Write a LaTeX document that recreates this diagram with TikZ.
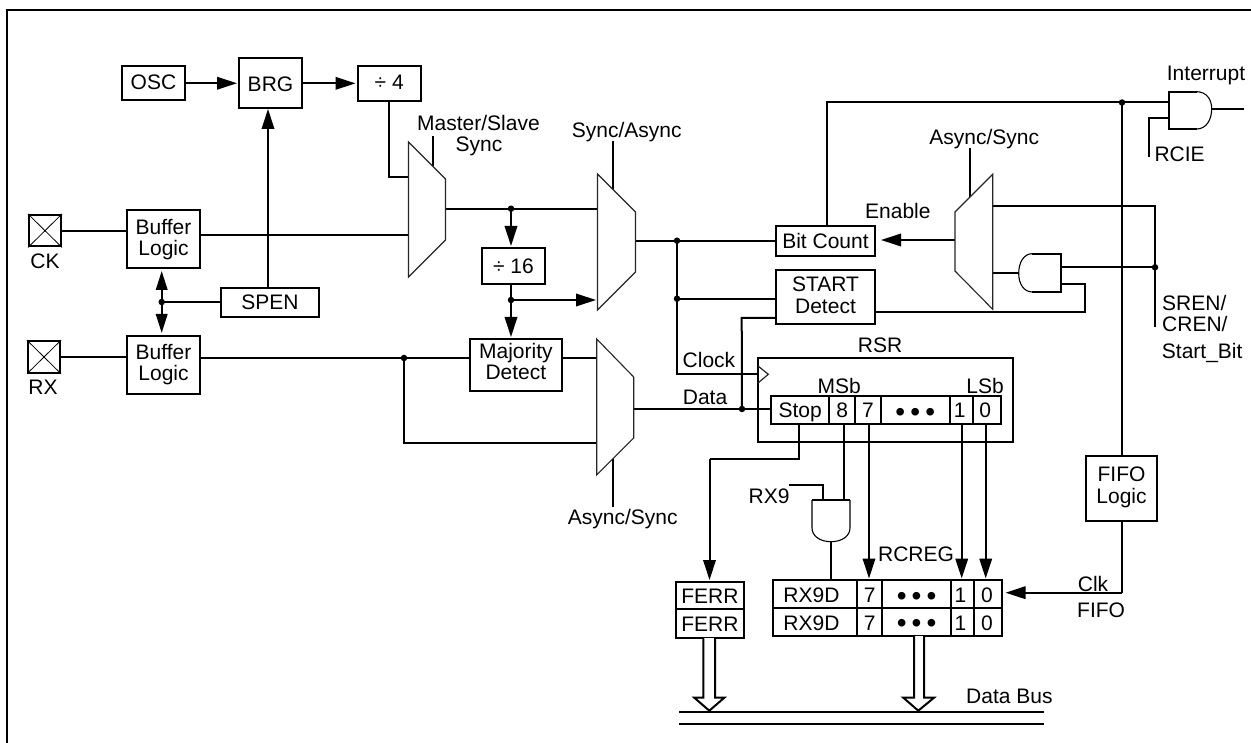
\documentclass[tikz,border=0pt]{standalone}
\usepackage{fontspec}
\setmainfont{Liberation Sans}
\usetikzlibrary{arrows.meta,calc}
\tikzset{
  wire/.style={line width=2pt,line cap=butt,line join=miter},
  arr/.style={wire,shorten >=1pt,-{Triangle[length=20pt,width=12.5pt]}},
  darr/.style={wire,shorten >=2pt,-{Triangle[length=19pt,width=11.5pt]}},
  bx/.style={draw,line width=2pt,inner sep=0pt,font=\fontsize{21}{21}\selectfont},
  txt/.style={inner sep=0pt,font=\fontsize{21}{21}\selectfont},
  thinl/.style={line width=1.1pt,draw=black!85},
  dot/.style={circle,fill=black,inner sep=0pt,minimum size=6.5pt},
  curve/.style={line width=1.1pt,fill=white},
  hollow/.style={line width=2pt,fill=white,line join=miter},
}
% name x1 y1 x2 y2 text baseline-of-last-line
\newcommand{\boxn}[7]{%
  \pgfmathsetmacro{\dyv}{(#7)-(#3+#5)/2}%
  \node[bx,minimum width=#4-#2,minimum height=#5-#3] (#1) at ({(#2+#4)/2},{(#3+#5)/2})
    {\smash{\raisebox{-\dyv pt}{#6}}};}
\newcommand{\stk}[2]{\vbox{\baselineskip=21.4pt\lineskiplimit=-100pt\halign{\hfil##\hfil\cr #1\cr #2\cr}}}
\newcommand{\bigdots}{{\fontsize{28}{28}\selectfont •\kern5.2pt•\kern5.2pt•}}
\newcounter{lb}
\newcommand{\lbl}[3]{\stepcounter{lb}\node[txt,anchor=base] (lab\thelb) at (#1,#2) {#3};}
\newcommand{\lbw}[3]{\stepcounter{lb}\node[txt,anchor=base west] (lab\thelb) at (#1,#2) {#3};}
\begin{document}
\begin{tikzpicture}[x=1pt,y=-1pt]
\useasboundingbox (0,0) rectangle (1251,743);
% frame
\coordinate (fbl) at (7,743);
\coordinate (ftl) at (7,10);
\coordinate (ftr) at (1251,10);
\draw[wire,line width=2.6pt] (fbl) -- (ftl) -- (ftr);

% mux corners
\coordinate (m1a) at (408.5,142); \coordinate (m1b) at (445.5,179); \coordinate (m1c) at (445.5,240); \coordinate (m1d) at (408.5,277);
\coordinate (m2a) at (597.5,174); \coordinate (m2b) at (635.5,212); \coordinate (m2c) at (635.5,272); \coordinate (m2d) at (597.5,310);
\coordinate (m3a) at (596.7,339); \coordinate (m3b) at (633.7,377); \coordinate (m3c) at (633.7,438); \coordinate (m3d) at (596.7,475);
\coordinate (m4a) at (992.7,174.3); \coordinate (m4b) at (955,212); \coordinate (m4c) at (955,271); \coordinate (m4d) at (992.7,309.3);

% boxes
\boxn{osc}{122}{66}{185}{100.5}{OSC}{89.5}
\boxn{brg}{239}{58}{302}{108}{BRG}{92}
\boxn{div4}{357.5}{65.7}{421}{101}{÷ 4}{90}
\boxn{buf1}{127}{210}{200}{268}{\stk{Buffer}{Logic}}{256}
\boxn{buf2}{127}{336}{200}{394}{\stk{Buffer}{Logic}}{380.7}
\boxn{spen}{221}{288}{319}{316.7}{SPEN}{310}
\boxn{div16}{482}{248}{545}{284.5}{÷ 16}{274}
\boxn{maj}{469.5}{339}{562.3}{390.7}{\stk{Majority}{Detect}}{380}
\boxn{bitc}{776}{226}{875}{255.7}{Bit Count}{248.3}
\boxn{start}{776}{270}{875}{324}{\stk{START}{Detect}}{313.3}
\boxn{fifo}{1085.7}{455.7}{1157.3}{520.7}{\stk{FIFO}{Logic}}{503.3}

% pads
\node[draw,line width=2pt,minimum width=32pt,minimum height=31.5pt,inner sep=0pt] (ck) at (45,230.7) {};
\draw[line width=.8pt] (ck.north west) -- (ck.south east) (ck.north east) -- (ck.south west);
\node[draw,line width=2pt,minimum width=32pt,minimum height=31.5pt,inner sep=0pt] (rx) at (44,357) {};
\draw[line width=.8pt] (rx.north west) -- (rx.south east) (rx.north east) -- (rx.south west);

% RSR
\boxn{rsr}{758}{357.7}{1012.7}{441.7}{}{400}
\boxn{rstop}{771}{396}{829.3}{424}{Stop}{417.7}
\boxn{r8}{829.3}{396}{855}{424}{8}{417.7}
\boxn{r7}{855}{396}{880.7}{424}{7}{417.7}
\boxn{rdots}{880.7}{396}{950}{424}{\bigdots}{421}
\boxn{r1}{950}{396}{973.3}{424}{1\kern4pt}{417.7}
\boxn{r0}{973.3}{396}{1001}{424}{0\kern4pt}{417.7}
% RCREG
\boxn{a9}{772.7}{580}{857.3}{608}{RX9D\kern7pt}{602.3}
\boxn{a7}{857.3}{580}{882.3}{608}{7}{602.3}
\boxn{adots}{882.3}{580}{951}{608}{\bigdots}{605}
\boxn{a1}{951}{580}{974}{608}{1\kern4pt}{602.3}
\boxn{a0}{974}{580}{1001.7}{608}{0\kern2pt}{602.3}
\boxn{b9}{772.7}{608}{857.3}{635.7}{RX9D\kern7pt}{630}
\boxn{b7}{857.3}{608}{882.3}{635.7}{7}{630}
\boxn{bdots}{882.3}{608}{951}{635.7}{\bigdots}{632.7}
\boxn{b1}{951}{608}{974}{635.7}{1\kern4pt}{630}
\boxn{b0}{974}{608}{1001.7}{635.7}{0\kern2pt}{630}
% FERR
\boxn{fe1}{675.7}{581.7}{744}{609.3}{FERR}{603.3}
\boxn{fe2}{675.7}{609.3}{744}{637.7}{FERR}{631}

% clock triangle
\draw[thinl,line width=1.2pt] (758,366) -- (768.3,374.3) coordinate (clk) -- (758,383);

% junctions
\coordinate (jd) at (742,409);
\coordinate (jm1) at (511,208.7);
\coordinate (j16) at (511,300);
\coordinate (jo2a) at (677,240.7);
\coordinate (jo2b) at (677,298.7);
\coordinate (jmaj) at (404,358);
\coordinate (jsp) at (161.7,302);
\coordinate (jtop) at (1122,102.5);
\coordinate (jsr) at (1155,267.3);

% AND gates: thin curve, heavy straight edges
\draw[curve] (1196.7,91.7) .. controls (1206,91.7) and (1211.7,99) .. (1211.7,108.7) coordinate (g1o) .. controls (1211.7,120) and (1206,129) .. (1196.7,129);
\draw[wire] (1196.7,91.7) -- (1169,91.7) -- (1169,129) -- (1196.7,129);
\draw[curve] (1032.3,253.7) .. controls (1024,253.7) and (1018.7,262) .. (1018.7,273.5) coordinate (g2o) .. controls (1018.7,284) and (1024,292) .. (1032.3,292);
\draw[wire] (1032.3,253.7) -- (1061,253.7) -- (1061,292) -- (1032.3,292);
\draw[curve] (850,500) -- (850,528) .. controls (850,536) and (842,541.7) .. (831,541.7) coordinate (g3o) .. controls (820,541.7) and (812,536) .. (812,528) -- (812,500);
\draw[wire] (812,500) -- (850,500);

% connectors
\draw[arr] (osc.east) -- (osc.east -| brg.west);
\draw[arr] (div4.west -| brg.east) -- (div4.west);
\draw[wire] (ck.east) -- (ck.east -| buf1.west);
\draw[wire] (buf1.east |- 0,235) -- (409,235);
\draw[arr] (spen.north -| 268,0) -- (268,108);
\draw[wire] (jsp) -- (spen.west |- jsp);
\draw[darr] (jsp) -- (buf2.north -| jsp);
\draw[darr] (jsp) -- (buf1.south -| jsp);
\draw[wire] (rx.east) -- (rx.east -| buf2.west);
\draw[wire] (buf2.east |- jmaj) -- (maj.west |- jmaj);
\draw[wire] (jmaj) -- (404,443) -- (597,443);
\draw[wire] (389,101) -- (389,177) -- (409,177);
\draw[wire] (432.7,136) -- (432.7,166);
\draw[wire] (445.5,208.7) -- (598,208.7);
\draw[arr] (jm1) -- (jm1 |- div16.north);
\draw[wire] (j16 |- div16.south) -- (j16);
\draw[arr] (j16) -- (j16 |- maj.north);
\draw[arr] (j16) -- (597,300);
\draw[wire] (612.7,141) -- (612.7,190);
\draw[wire] (635.5,240.7) -- (bitc.west |- jo2a);
\draw[wire] (jo2b) -- (start.west |- jo2b);
\draw[wire] (jo2a) -- (677,374.3) -- (758,374.3);
\draw[wire] (start.west |- 0,318) -- (741.7,318) -- (jd);
\draw[wire] (maj.east |- jmaj) -- (597,358);
\draw[wire] (633.7,409) -- (rstop.west |- jd);
\draw[wire] (612.7,458) -- (612.7,506.7);

% right side
\draw[wire] (bitc.north -| 827.3,0) -- (827.3,102.5) -- (1169,102.5);
\draw[wire] (jtop) -- (jtop |- fifo.north);
\draw[wire] (g1o) -- (1244,108.7);
\draw[wire] (1169,118) -- (1149.3,118) -- (1149.3,157.3);
\draw[wire] (970,148.3) -- (970,196.7);
\draw[arr] (955,240) -- (880,240);
\draw[wire] (991.5,205.7) -- (1155,205.7) -- (1155,327.3);
\draw[wire] (1061,267.3) -- (jsr);
\draw[wire] (g2o) -- (992.7,273.5);
\draw[wire] (1061,284) -- (1085,284) -- (1085,311.7) -- (start.east |- 0,311.7);

% register to register
\draw[wire] (rstop.south -| 799,0) -- (799,458.7) -- (709.5,458.7);
\draw[arr] (709.5,458.7) -- (709.5,581);
\draw[wire] (844,424) -- (844,500);
\draw[arr] (869,424) -- (869,579.5);
\draw[arr] (961.7,424) -- (961.7,579.5);
\draw[arr] (985.7,424) -- (985.7,579.5);
\draw[wire] (789.3,485) -- (823,485) -- (823,500);
\draw[wire] (g3o) -- (831,580);
\draw[wire] (jtop |- fifo.south) -- (1122,592.7);
\draw[arr] (1122,592.7) -- (1004.5,592.7);

% mux outlines
\draw[thinl,fill=white] (m1a) -- (m1b) -- (m1c) -- (m1d) -- cycle;
\draw[thinl,fill=white] (m2a) -- (m2b) -- (m2c) -- (m2d) -- cycle;
\draw[thinl,fill=white] (m3a) -- (m3b) -- (m3c) -- (m3d) -- cycle;
\draw[thinl,fill=white] (m4a) -- (m4b) -- (m4c) -- (m4d) -- cycle;

% junction dots
\foreach \c in {jd,jm1,j16,jo2a,jo2b,jmaj,jsp,jtop,jsr} \node[dot] at (\c) {};

% hollow bus arrows
\draw[hollow] (703.3,638) -- (703.3,697.7) -- (694.3,697.7) -- (709.3,710.7) -- (724.3,697.7) -- (715,697.7) -- (715,638);
\draw[hollow] (914,636) -- (914,697.7) -- (903.3,697.7) -- (918.3,710.7) -- (934,697.7) -- (924,697.7) -- (924,636);
% data bus
\coordinate (busl) at (679,712); \coordinate (busr) at (1044,712);
\draw[wire] (busl) -- (busr);
\coordinate (busl2) at (679,723.7); \coordinate (busr2) at (1044,723.7);
\draw[wire] (busl2) -- (busr2);

% labels
\lbl{45}{268.3}{CK}
\lbl{43}{395}{RX}
\lbw{417}{131}{Master/Slave}
\lbl{479}{151.7}{Sync}
\lbw{571.7}{137.3}{Sync/Async}
\lbw{682.5}{368}{Clock}
\lbw{682.7}{404}{Data}
\lbl{622.7}{524}{Async/Sync}
\lbl{880}{353}{RSR}
\lbl{839.3}{393}{MSb}
\lbl{985}{393}{LSb}
\lbw{1166.7}{81}{Interrupt}
\lbw{1154.3}{161.7}{RCIE}
\lbl{984.3}{145}{Async/Sync}
\lbw{865}{219}{Enable}
\lbw{1162}{311}{SREN/}
\lbw{1162}{331.7}{CREN/}
\lbw{1161.7}{358.3}{Start\_Bit}
\lbw{748.5}{503}{RX9}
\lbl{916}{561.7}{RCREG}
\lbw{1077.7}{591.7}{Clk}
\lbw{1077}{617}{FIFO}
\lbw{966}{703.3}{Data Bus}
\end{tikzpicture}
\end{document}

[TASK OBJECTIVE] Up to and including the line containing "(ftl) -- (ftr);", repeat every line from the start of the data, but none of the pictures.

[TASK SOLUTION]
Write a LaTeX document that recreates this diagram with TikZ.
\documentclass[tikz,border=0pt]{standalone}
\usepackage{fontspec}
\setmainfont{Liberation Sans}
\usetikzlibrary{arrows.meta,calc}
\tikzset{
  wire/.style={line width=2pt,line cap=butt,line join=miter},
  arr/.style={wire,shorten >=1pt,-{Triangle[length=20pt,width=12.5pt]}},
  darr/.style={wire,shorten >=2pt,-{Triangle[length=19pt,width=11.5pt]}},
  bx/.style={draw,line width=2pt,inner sep=0pt,font=\fontsize{21}{21}\selectfont},
  txt/.style={inner sep=0pt,font=\fontsize{21}{21}\selectfont},
  thinl/.style={line width=1.1pt,draw=black!85},
  dot/.style={circle,fill=black,inner sep=0pt,minimum size=6.5pt},
  curve/.style={line width=1.1pt,fill=white},
  hollow/.style={line width=2pt,fill=white,line join=miter},
}
% name x1 y1 x2 y2 text baseline-of-last-line
\newcommand{\boxn}[7]{%
  \pgfmathsetmacro{\dyv}{(#7)-(#3+#5)/2}%
  \node[bx,minimum width=#4-#2,minimum height=#5-#3] (#1) at ({(#2+#4)/2},{(#3+#5)/2})
    {\smash{\raisebox{-\dyv pt}{#6}}};}
\newcommand{\stk}[2]{\vbox{\baselineskip=21.4pt\lineskiplimit=-100pt\halign{\hfil##\hfil\cr #1\cr #2\cr}}}
\newcommand{\bigdots}{{\fontsize{28}{28}\selectfont •\kern5.2pt•\kern5.2pt•}}
\newcounter{lb}
\newcommand{\lbl}[3]{\stepcounter{lb}\node[txt,anchor=base] (lab\thelb) at (#1,#2) {#3};}
\newcommand{\lbw}[3]{\stepcounter{lb}\node[txt,anchor=base west] (lab\thelb) at (#1,#2) {#3};}
\begin{document}
\begin{tikzpicture}[x=1pt,y=-1pt]
\useasboundingbox (0,0) rectangle (1251,743);
% frame
\coordinate (fbl) at (7,743);
\coordinate (ftl) at (7,10);
\coordinate (ftr) at (1251,10);
\draw[wire,line width=2.6pt] (fbl) -- (ftl) -- (ftr);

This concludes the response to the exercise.